Data extract:
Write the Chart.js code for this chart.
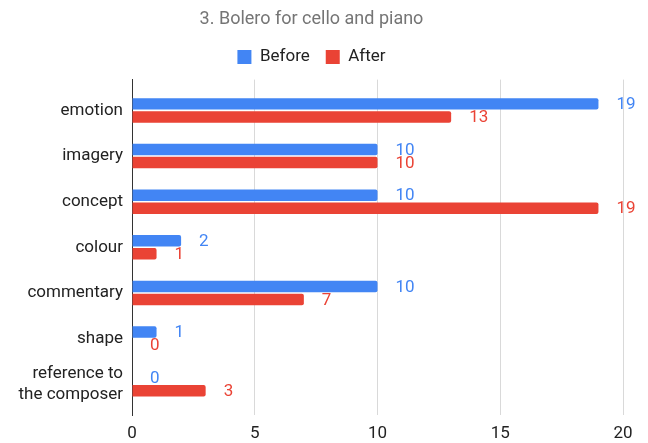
<!DOCTYPE html>
<html>
<head>
<meta charset="utf-8">
<script src="https://cdn.jsdelivr.net/npm/chart.js@4/dist/chart.umd.min.js"></script>
<style>
  html, body { margin: 0; padding: 0; background: #fff; }
  #wrap { width: 648px; height: 443px; }
</style>
</head>
<body>
<div id="wrap"><canvas id="responses"></canvas></div>
<script>
// Chart data
const categories = ['emotion', 'imagery', 'concept', 'colour', 'commentary', 'shape', ['reference to', 'the composer']];
const beforeCounts = [19, 10, 10, 2, 10, 1, 0];
const afterCounts = [13, 10, 19, 1, 7, 0, 3];
const xTicks = [0, 5, 10, 15, 20];

const BLUE = '#4285F4';
const RED = '#EA4335';
const FONT = 'Roboto, "Noto Sans", sans-serif';

// categories sit on a numeric axis so the rows can be inset from the plot edges
const toPoints = counts => counts.map((v, i) => ({ x: v, y: i }));
const ROW_MIN = -0.675;
const ROW_MAX = categories.length - 0.325;

// Draw the count next to the end of each bar
const barValueLabels = {
    id: 'barValueLabels',
    afterDatasetsDraw(chart) {
        const ctx = chart.ctx;
        ctx.save();
        ctx.font = '17px ' + FONT;
        ctx.textAlign = 'left';
        ctx.textBaseline = 'middle';
        chart.data.datasets.forEach((ds, i) => {
            const meta = chart.getDatasetMeta(i);
            ctx.fillStyle = ds.backgroundColor;
            meta.data.forEach((bar, j) => {
                ctx.fillText(String(ds.data[j].x), bar.x + 18, bar.y + 1);
            });
        });
        ctx.restore();
    }
};

// Tweak the space between the legend and the plot
const legendGap = {
    id: 'legendGap',
    beforeInit(chart) {
        const fit = chart.legend.fit;
        chart.legend.fit = function () {
            fit.bind(chart.legend)();
            this.height += 4;
        };
    }
};

const ctx = document.getElementById('responses').getContext('2d');
new Chart(ctx, {
    type: 'bar',
    data: {
        datasets: [
            { label: 'Before', data: toPoints(beforeCounts), backgroundColor: BLUE },
            { label: 'After', data: toPoints(afterCounts), backgroundColor: RED }
        ]
    },
    options: {
        indexAxis: 'y',
        responsive: true,
        maintainAspectRatio: false,
        animation: false,
        layout: { padding: { left: 0, right: 25, top: 0, bottom: 0 } },
        datasets: {
            bar: {
                categoryPercentage: 0.57,
                barPercentage: 0.88,
                borderRadius: { topRight: 2, bottomRight: 2 },
                borderSkipped: 'start'
            }
        },
        plugins: {
            title: {
                display: true,
                text: '3. Bolero for cello and piano',
                color: '#757575',
                font: { family: FONT, size: 18, weight: 'normal' },
                padding: { top: 9, bottom: 2 }
            },
            legend: {
                labels: {
                    color: '#222',
                    font: { family: FONT, size: 17 },
                    boxWidth: 14,
                    boxHeight: 14,
                    padding: 16
                }
            },
            tooltip: { enabled: false }
        },
        scales: {
            x: {
                min: 0,
                max: 20,
                afterBuildTicks: axis => { axis.ticks = xTicks.map(v => ({ value: v })); },
                grid: { color: '#d9d9d9', drawTicks: false },
                border: { display: false },
                ticks: { color: '#222', font: { family: FONT, size: 17 }, padding: 9 },
                afterFit: axis => { axis.height = 28; }
            },
            y: {
                type: 'linear',
                reverse: true,
                offset: false,
                bounds: 'data',
                min: ROW_MIN,
                max: ROW_MAX,
                afterBuildTicks: axis => {
                    axis.ticks = categories.map((c, i) => ({ value: i }));
                    axis.min = ROW_MIN;
                    axis.max = ROW_MAX;
                },
                grid: { display: false, drawTicks: false, offset: false },
                border: { display: true, color: '#333', width: 1 },
                ticks: {
                    color: '#222',
                    font: { family: FONT, size: 17 },
                    padding: 9,
                    callback: v => categories[v]
                },
                afterFit: axis => { axis.width = 132; }
            }
        }
    },
    plugins: [barValueLabels, legendGap]
});
</script>
</body>
</html>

What this task involves: Exactly as written, please give again the lines from the beginning of the listing through the line containing "const ROW_MAX = categories.length - 0.325;", inclusive, without any pictures.

Task result:
Write the Chart.js code for this chart.
<!DOCTYPE html>
<html>
<head>
<meta charset="utf-8">
<script src="https://cdn.jsdelivr.net/npm/chart.js@4/dist/chart.umd.min.js"></script>
<style>
  html, body { margin: 0; padding: 0; background: #fff; }
  #wrap { width: 648px; height: 443px; }
</style>
</head>
<body>
<div id="wrap"><canvas id="responses"></canvas></div>
<script>
// Chart data
const categories = ['emotion', 'imagery', 'concept', 'colour', 'commentary', 'shape', ['reference to', 'the composer']];
const beforeCounts = [19, 10, 10, 2, 10, 1, 0];
const afterCounts = [13, 10, 19, 1, 7, 0, 3];
const xTicks = [0, 5, 10, 15, 20];

const BLUE = '#4285F4';
const RED = '#EA4335';
const FONT = 'Roboto, "Noto Sans", sans-serif';

// categories sit on a numeric axis so the rows can be inset from the plot edges
const toPoints = counts => counts.map((v, i) => ({ x: v, y: i }));
const ROW_MIN = -0.675;
const ROW_MAX = categories.length - 0.325;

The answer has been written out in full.